Bot control

Edit on GitHub

Bot traffic is unavoidable in the modern internet and there are two kinds of bots:

  • official/honest bots - HTTPS clients representing themselves as bots (crawlers, scanners originating from search engines, LLMs, social media, etc)
  • malicious bots - HTTPS clients mimicking user browsers, usually harvesting information for different purposes or simply attacking the application to make it slow, not stable or even failing, or increasing cloud costs significantly.

Because of that difference, the countermeasures are also different.

Managing honest bots

Honest bots usually respect the industry standard file - robots.txt. This is a must-have, simple tool that defines rules for bots: what is allowed for bots, what is not, frequency of scan, etc.

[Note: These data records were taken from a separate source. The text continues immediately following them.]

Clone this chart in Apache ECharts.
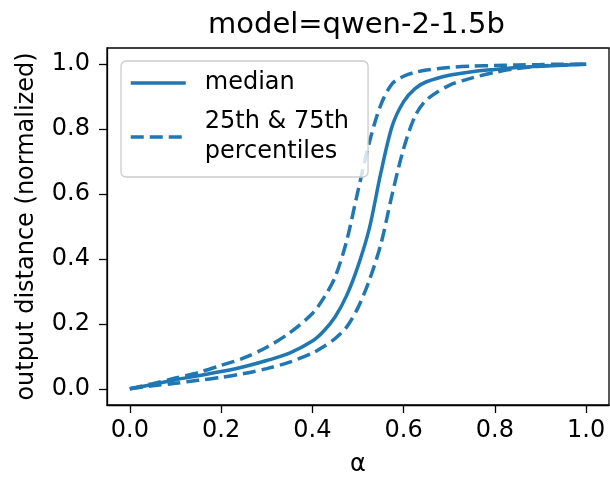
<!DOCTYPE html>
<html>
<head>
<meta charset="utf-8">
<script src="https://cdn.jsdelivr.net/npm/echarts@6/dist/echarts.min.js"></script>
<style>
html,body{margin:0;padding:0;background:#fff;}
#c{width:610px;height:485px;}
</style>
</head>
<body>
<div id="c"></div>
<script>
const alphas = [0,0.05,0.1,0.15,0.2,0.25,0.3,0.35,0.4,0.425,0.45,0.475,0.5,0.525,0.55,0.575,0.6,0.625,0.65,0.7,0.75,0.8,0.85,0.9,0.95,1.0];
const median = [0,0.013,0.028,0.040,0.053,0.068,0.087,0.110,0.147,0.178,0.222,0.287,0.378,0.495,0.665,0.81,0.885,0.925,0.946,0.966,0.977,0.984,0.99,0.994,0.997,1.0];
const p75 = [0,0.016,0.033,0.050,0.072,0.095,0.128,0.172,0.232,0.28,0.345,0.455,0.61,0.76,0.875,0.94,0.963,0.975,0.982,0.99,0.994,0.996,0.998,0.999,1.0,1.0];
const p25 = [0,0.009,0.017,0.026,0.035,0.047,0.062,0.082,0.110,0.130,0.155,0.19,0.25,0.335,0.445,0.60,0.74,0.84,0.89,0.935,0.958,0.975,0.987,0.994,0.998,1.0];
const ticks = [0,0.2,0.4,0.6,0.8,1.0];

const pairs = ys => alphas.map((a,i)=>[a, ys[i]]);
const color = '#1f77b4';
const font = 'DejaVu Sans';
const chart = echarts.init(document.getElementById('c'));
const lineSeries = (name, ys, dashed) => ({
  name, type:'line', data:pairs(ys), showSymbol:false, symbol:'none', smooth:0.3,
  lineStyle:{color:color, width:3.5, type: dashed ? [13,6] : 'solid'},
  itemStyle:{color:color, opacity:0},
  emphasis:{disabled:true}
});
chart.setOption({
  animation:false,
  textStyle:{fontFamily:font},
  title:{text:'model=qwen-2-1.5b', left:203, top:6,
    textStyle:{fontFamily:font, fontSize:29, fontWeight:'normal', color:'#000'}},
  grid:{left:107, right:1, top:48, bottom:80, show:true, borderColor:'#000', borderWidth:1.3, containLabel:false},
  legend:{
    orient:'vertical', left:121, top:61,
    padding:[7,19,10,8], itemGap:9, itemWidth:55, itemHeight:14,
    backgroundColor:'rgba(255,255,255,0.8)', borderColor:'#cccccc', borderWidth:1.3, borderRadius:5,
    data:['median','25th & 75th percentiles'],
    itemStyle:{opacity:0},
    lineStyle:{width:3.5},
    formatter: n => n === 'median' ? n : '25th & 75th\npercentiles',
    textStyle:{fontFamily:font, fontSize:24, lineHeight:30, color:'#000', padding:[0,0,0,14]}
  },
  xAxis:{type:'value', min:-0.05, max:1.05,
    name:'α', nameLocation:'middle', nameGap:48,
    nameTextStyle:{fontFamily:font, fontSize:24, color:'#000'},
    axisLine:{show:true, onZero:false, lineStyle:{color:'#000', width:1.3}},
    axisTick:{show:true, length:8, lineStyle:{color:'#000', width:1.3}, customValues:ticks},
    axisLabel:{fontFamily:font, fontSize:24, color:'#000', margin:14, customValues:ticks, formatter:v=>v.toFixed(1)},
    splitLine:{show:false}},
  yAxis:{type:'value', min:-0.05, max:1.05,
    name:'output distance (normalized)', nameLocation:'middle', nameGap:68,
    nameTextStyle:{fontFamily:font, fontSize:24, color:'#000'},
    axisLine:{show:true, onZero:false, lineStyle:{color:'#000', width:1.3}},
    axisTick:{show:true, length:8, lineStyle:{color:'#000', width:1.3}, customValues:ticks},
    axisLabel:{fontFamily:font, fontSize:24, color:'#000', margin:17, customValues:ticks, formatter:v=>v.toFixed(1)},
    splitLine:{show:false}},
  series:[
    lineSeries('median', median, false),
    lineSeries('25th & 75th percentiles', p25, true),
    lineSeries('25th & 75th percentiles', p75, true)
  ]
});
</script>
</body>
</html>
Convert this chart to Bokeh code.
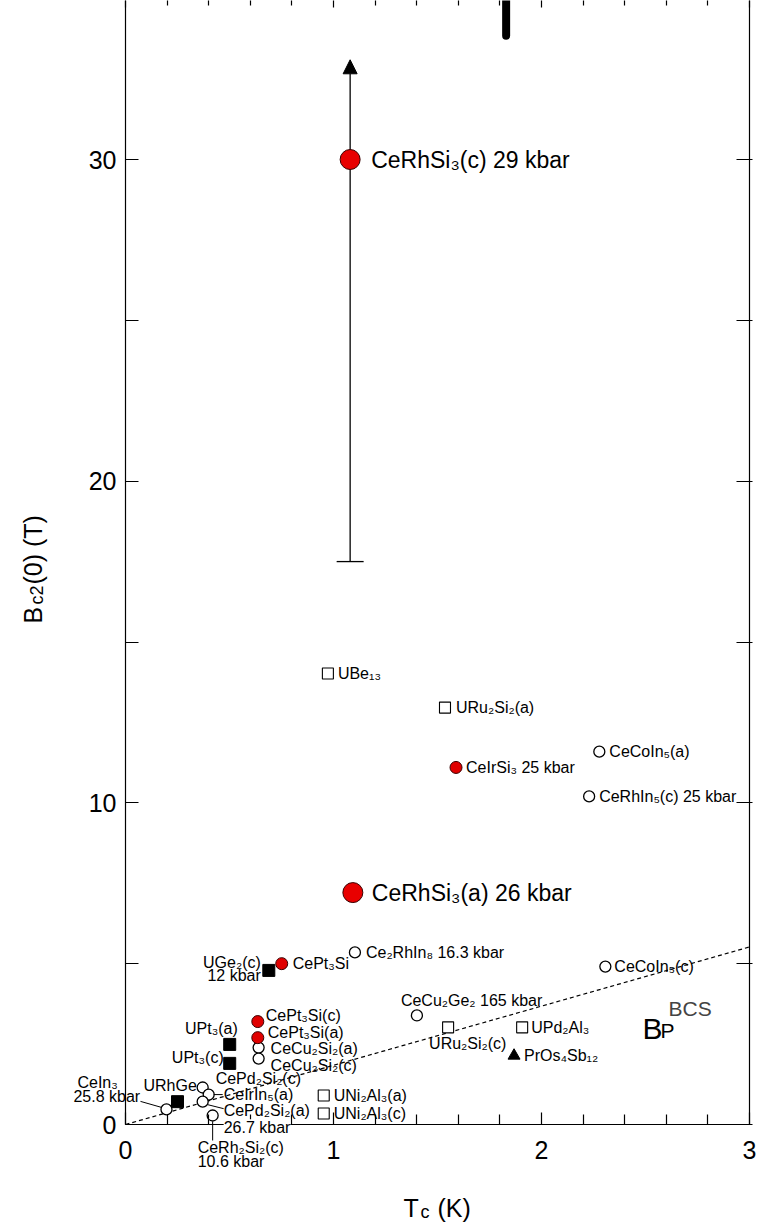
import math
from bokeh.plotting import figure
from bokeh.models import Range1d, LinearAxis, FixedTicker, Label, Arrow, NormalHead
from bokeh.embed import file_html
from bokeh.resources import INLINE

# ---------------- data ----------------
x_axis_span = [0.0, 3.0]          # Tc (K) axis extent
y_axis_span = [0.0, 35.1]         # Bc2(0) (T) axis extent (top is cut in the reference)
x_major_ticks = [0, 1, 2, 3]
x_minor_ticks = [0.2, 0.4, 0.6, 0.8, 1.2, 1.4, 1.6, 1.8, 2.2, 2.4, 2.6, 2.8]
y_major_ticks = [0, 10, 20, 30]
y_minor_ticks = [5, 15, 25, 35]

big_red_label = ["CeRhSi₃(c) 29 kbar", "CeRhSi₃(a) 26 kbar"]
big_red_tc = [1.08, 1.093]
big_red_bc2 = [30.0, 7.21]

arrow_tc = [1.08]
arrow_low = [17.5]
arrow_high = [33.1]

small_red_label = ["CeIrSi₃ 25 kbar", "CePt₃Si", "CePt₃Si(c)", "CePt₃Si(a)"]
small_red_tc = [1.589, 0.751, 0.636, 0.636]
small_red_bc2 = [11.10, 5.00, 3.20, 2.70]

open_circle_label = ["CeCoIn₅(a)", "CeRhIn₅(c) 25 kbar", "Ce₂RhIn₈ 16.3 kbar", "CeCoIn₅(c)",
                     "CeCu₂Ge₂ 165 kbar", "CeCu₂Si₂(a)", "CeCu₂Si₂(c)", "CePd₂Si₂(c)",
                     "CeIrIn₅(a)", "CePd₂Si₂(a)\n26.7 kbar", "CeRh₂Si₂(c)\n10.6 kbar", "CeIn₃\n25.8 kbar"]
open_circle_tc = [2.278, 2.229, 1.103, 2.307, 1.401, 0.640, 0.640, 0.371, 0.400, 0.371, 0.419, 0.197]
open_circle_bc2 = [11.59, 10.20, 5.35, 4.91, 3.39, 2.39, 2.05, 1.15, 0.93, 0.71, 0.28, 0.47]

open_square_label = ["UBe₁₃", "URu₂Si₂(a)", "URu₂Si₂(c)", "UPd₂Al₃", "UNi₂Al₃(a)", "UNi₂Al₃(c)"]
open_square_tc = [0.973, 1.536, 1.551, 1.907, 0.953, 0.953]
open_square_bc2 = [14.02, 12.96, 3.02, 3.02, 0.90, 0.34]

black_square_label = ["UGe₂(c)\n12 kbar", "UPt₃(a)", "UPt₃(c)", "URhGe"]
black_square_tc = [0.689, 0.501, 0.501, 0.250]
black_square_bc2 = [4.79, 2.49, 1.90, 0.71]

triangle_label = ["PrOs₄Sb₁₂"]
triangle_tc = [1.868]
triangle_bc2 = [2.14]

bcs_tc = [0.0, 3.0]
bcs_bc2 = [0.0, 5.52]

offchart_tc = [1.83]
offchart_bc2 = [33.85]

# ---------------- layout / style ----------------
FONT = "Liberation Sans"
W, H = 759, 1225
AX_LEFT_PX, AX_RIGHT_PX = 125, 749      # where Tc = 0 and Tc = 3 sit on the canvas
AX_ZERO_PX, AX_30_PX = 1124, 159        # where Bc2 = 0 and Bc2 = 30 sit on the canvas
PXX = (AX_RIGHT_PX - AX_LEFT_PX) / (x_axis_span[1] - x_axis_span[0])
PXY = (AX_ZERO_PX - AX_30_PX) / 30.0
x_lo, x_hi = -AX_LEFT_PX / PXX, (W - AX_LEFT_PX) / PXX
y_lo, y_hi = -(H - AX_ZERO_PX) / PXY, AX_ZERO_PX / PXY

# alignment, font size, one (dx, dy) pixel offset per text line (dy positive = down)
label_layout = {
    "CeRhSi₃(c) 29 kbar": ("left", "23px", [(21, 0)]),
    "CeRhSi₃(a) 26 kbar": ("left", "23px", [(19, 0)]),
    "CeIrSi₃ 25 kbar": ("left", "16px", [(10, 0)]),
    "CePt₃Si": ("left", "16px", [(11, 0)]),
    "CePt₃Si(c)": ("left", "16px", [(8, -6)]),
    "CePt₃Si(a)": ("left", "16px", [(10, -5)]),
    "CeCoIn₅(a)": ("left", "16px", [(10, 0)]),
    "CeRhIn₅(c) 25 kbar": ("left", "16px", [(10, 0)]),
    "Ce₂RhIn₈ 16.3 kbar": ("left", "16px", [(11, 0)]),
    "CeCoIn₅(c)": ("left", "16px", [(9, 0)]),
    "CeCu₂Ge₂ 165 kbar": ("left", "16px", [(-16, -15)]),
    "CeCu₂Si₂(a)": ("left", "16px", [(12, 1)]),
    "CeCu₂Si₂(c)": ("left", "16px", [(12, 7)]),
    "CePd₂Si₂(c)": ("left", "16px", [(13, -9)]),
    "CeIrIn₅(a)": ("left", "16px", [(15, 0)]),
    "CePd₂Si₂(a)\n26.7 kbar": ("left", "16px", [(21, 9), (21, 26)]),
    "CeRh₂Si₂(c)\n10.6 kbar": ("left", "16px", [(-15, 32), (-15, 46)]),
    "CeIn₃\n25.8 kbar": ("left", "16px", [(-89, -27), (-93, -13)]),
    "UBe₁₃": ("left", "16px", [(10, 0)]),
    "URu₂Si₂(a)": ("left", "16px", [(11, 0)]),
    "URu₂Si₂(c)": ("left", "16px", [(-19, 16)]),
    "UPd₂Al₃": ("left", "16px", [(9, 0)]),
    "UNi₂Al₃(a)": ("left", "16px", [(10, 0)]),
    "UNi₂Al₃(c)": ("left", "16px", [(10, 0)]),
    "UGe₂(c)\n12 kbar": ("right", "16px", [(-8, -8), (-8, 5)]),
    "UPt₃(a)": ("right", "16px", [(8, -16)]),
    "UPt₃(c)": ("right", "16px", [(-6, -6)]),
    "URhGe": ("left", "16px", [(-34, -16)]),
    "PrOs₄Sb₁₂": ("left", "16px", [(10, 0)]),
}
white_box_lines = {"26.7 kbar"}

# leader lines: (dx0, dy0, dx1, dy1) pixel offsets from the point
leader_layout = {
    "CeIrIn₅(a)": (5, 0, 14, 0),
    "CePd₂Si₂(a)\n26.7 kbar": (5, 3, 21, 7),
    "CeRh₂Si₂(c)\n10.6 kbar": (0, 6, 0, 25),
    "CeIn₃\n25.8 kbar": (-26, -8, -5, -2),
}

p = figure(width=W, height=H, x_range=Range1d(x_lo, x_hi), y_range=Range1d(y_lo, y_hi),
           output_backend="svg", toolbar_location=None, min_border=0,
           x_axis_type=None, y_axis_type=None)
p.background_fill_color = "white"
p.border_fill_color = "white"
p.outline_line_color = None
p.grid.visible = False

bottom_ax = LinearAxis(ticker=FixedTicker(ticks=x_major_ticks, minor_ticks=x_minor_ticks),
                       fixed_location=y_axis_span[0], bounds=tuple(x_axis_span))
top_ax = LinearAxis(ticker=FixedTicker(ticks=x_major_ticks, minor_ticks=x_minor_ticks),
                    fixed_location=y_axis_span[1], bounds=tuple(x_axis_span))
left_ax = LinearAxis(ticker=FixedTicker(ticks=y_major_ticks, minor_ticks=y_minor_ticks),
                     fixed_location=x_axis_span[0], bounds=tuple(y_axis_span))
right_ax = LinearAxis(ticker=FixedTicker(ticks=y_major_ticks, minor_ticks=y_minor_ticks),
                      fixed_location=x_axis_span[1], bounds=tuple(y_axis_span))
p.add_layout(bottom_ax, "below")
p.add_layout(left_ax, "left")
p.add_layout(top_ax, "above")
p.add_layout(right_ax, "right")

for ax in [bottom_ax, left_ax, top_ax, right_ax]:
    ax.axis_line_color = "black"
    ax.axis_line_width = 1.2
    ax.major_tick_line_color = "black"
    ax.minor_tick_line_color = "black"
    ax.major_tick_line_width = 1.2
    ax.minor_tick_line_width = 1.2
    ax.major_tick_out = 0
    ax.minor_tick_out = 0
    ax.major_label_text_font = FONT
    ax.major_label_text_font_size = "25px"
    ax.major_label_text_font_style = "normal"
    ax.major_label_text_color = "black"
for ax in [bottom_ax, top_ax]:
    ax.major_tick_in = 12
    ax.minor_tick_in = 10
for ax in [left_ax, right_ax]:
    ax.major_tick_in = 13
    ax.minor_tick_in = 13
right_ax.major_tick_out = 3
right_ax.minor_tick_out = 3
bottom_ax.major_label_standoff = 16
left_ax.major_label_standoff = 9
for ax in [top_ax, right_ax]:
    ax.major_label_text_font_size = "0px"
    ax.major_label_text_color = None
    ax.major_label_standoff = 0

# BCS Pauli limit line
p.line(bcs_tc, bcs_bc2, line_color="black", line_width=1.2, line_dash="4 3")

# arrow (lower bound) for CeRhSi3(c)
p.add_layout(Arrow(x_start=arrow_tc[0], y_start=arrow_low[0], x_end=arrow_tc[0], y_end=arrow_high[0],
                   line_color="black", line_width=1.3, level="underlay",
                   end=NormalHead(size=14, fill_color="black", line_color="black")))
p.scatter(arrow_tc, arrow_low, marker="dash", size=27, line_color="black", line_width=1.3)

# off-chart mark at top
p.segment(offchart_tc, offchart_bc2, offchart_tc, [y_hi + 1], line_color="black",
          line_width=8, line_cap="round")

# markers
p.scatter(open_circle_tc, open_circle_bc2, marker="circle", size=11, fill_color="white",
          line_color="black", line_width=1.3)
p.scatter(open_square_tc, open_square_bc2, marker="square", size=11, fill_color="white",
          line_color="black", line_width=1.1)
p.scatter(black_square_tc, black_square_bc2, marker="square", size=12, fill_color="black",
          line_color="black")
p.scatter(triangle_tc, triangle_bc2, marker="triangle", size=12, fill_color="black",
          line_color="black")
p.scatter(small_red_tc, small_red_bc2, marker="circle", size=12, fill_color="#e00000",
          line_color="#3a0000", line_width=1)
p.scatter(big_red_tc, big_red_bc2, marker="circle", size=20, fill_color="#e80000",
          line_color="#3a0000", line_width=1)


def place(xv, yv, dx, dy):
    return xv + dx / PXX, yv - dy / PXY


groups = [
    (big_red_label, big_red_tc, big_red_bc2),
    (small_red_label, small_red_tc, small_red_bc2),
    (open_circle_label, open_circle_tc, open_circle_bc2),
    (open_square_label, open_square_tc, open_square_bc2),
    (black_square_label, black_square_tc, black_square_bc2),
    (triangle_label, triangle_tc, triangle_bc2),
]
for names, xs, ys in groups:
    for name, xv, yv in zip(names, xs, ys):
        if name in leader_layout:
            dx0, dy0, dx1, dy1 = leader_layout[name]
            x0, y0 = place(xv, yv, dx0, dy0)
            x1, y1 = place(xv, yv, dx1, dy1)
            p.add_layout(Arrow(x_start=x0, y_start=y0, x_end=x1, y_end=y1, end=None,
                               line_color="black", line_width=1))
        align, fsize, offs = label_layout[name]
        for line, (dx, dy) in zip(name.split("\n"), offs):
            lx, ly = place(xv, yv, dx, dy)
            kw = {}
            if line in white_box_lines:
                kw = dict(background_fill_color="white", background_fill_alpha=1.0)
            p.add_layout(Label(x=lx, y=ly, text=line, text_font=FONT, text_font_size=fsize,
                               text_align=align, text_baseline="middle", text_color="black", **kw))


def px_to_data(px, py):
    return (px - AX_LEFT_PX) / PXX, (AX_ZERO_PX - py) / PXY


# B_P^BCS annotation
for txt, (px, py), fs, col in [("B", (642, 1028), "30px", "black"),
                               ("P", (660, 1030), "21px", "black"),
                               ("BCS", (668, 1008), "21px", "#444444")]:
    x, y = px_to_data(px, py)
    p.add_layout(Label(x=x, y=y, text=txt, text_font=FONT, text_font_size=fs, text_color=col,
                       text_align="left", text_baseline="alphabetic"))

# y axis title  B_c2(0) (T)
for txt, (px, py), fs in [("B", (32, 623), "25px"), ("c2", (36, 604), "18px"),
                          ("(0) (T)", (32, 584), "25px")]:
    x, y = px_to_data(px, py)
    p.add_layout(Label(x=x, y=y, text=txt, text_font=FONT, text_font_size=fs, text_color="black",
                       angle=math.pi / 2, text_align="left", text_baseline="alphabetic"))

# x axis title  T_c (K)
for txt, (px, py), fs in [("T", (403, 1207), "25px"), ("c", (420, 1211), "18px"),
                          ("(K)", (437, 1207), "25px")]:
    x, y = px_to_data(px, py)
    p.add_layout(Label(x=x, y=y, text=txt, text_font=FONT, text_font_size=fs, text_color="black",
                       text_align="left", text_baseline="alphabetic"))

open("out.html", "w").write(file_html(p, INLINE))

For more information, see Crawler Control.

Managing malicious bots

Malicious bots, on the other hand, usually ignore such recommendations. For that reason, the only effective way of limiting their negative impact is to filter out their requests.

There are a few options here:

Basic HTTP auth

Close application or part of it behind authentication, using nginx configuration.

IP Filtering

Filter out IP ranges based on geoip databases, user agents, URLs, or any combination of those.

AWS WAF

AWS WAF - a firewall that has a set of standard rules to block suspicious, not useful traffic.

Advanced bot management services

The most efficient, dynamic, and feature-rich solutions are tools like Akamai, Cloudflare-like services for bot control, not only to granularly control official bots (for example social networks and commercial LLMs), but also those unofficial - crawlers, scanners, and malicious ones.

The problem with nginx-based solutions

It requires a custom nginx configuration, which leads to the necessity of creating a custom docker/sdk branch and using it in the cloud environment. But that approach moves the responsibility of maintaining this branch from Spryker to a partner or customer (for updates, upgrades, etc).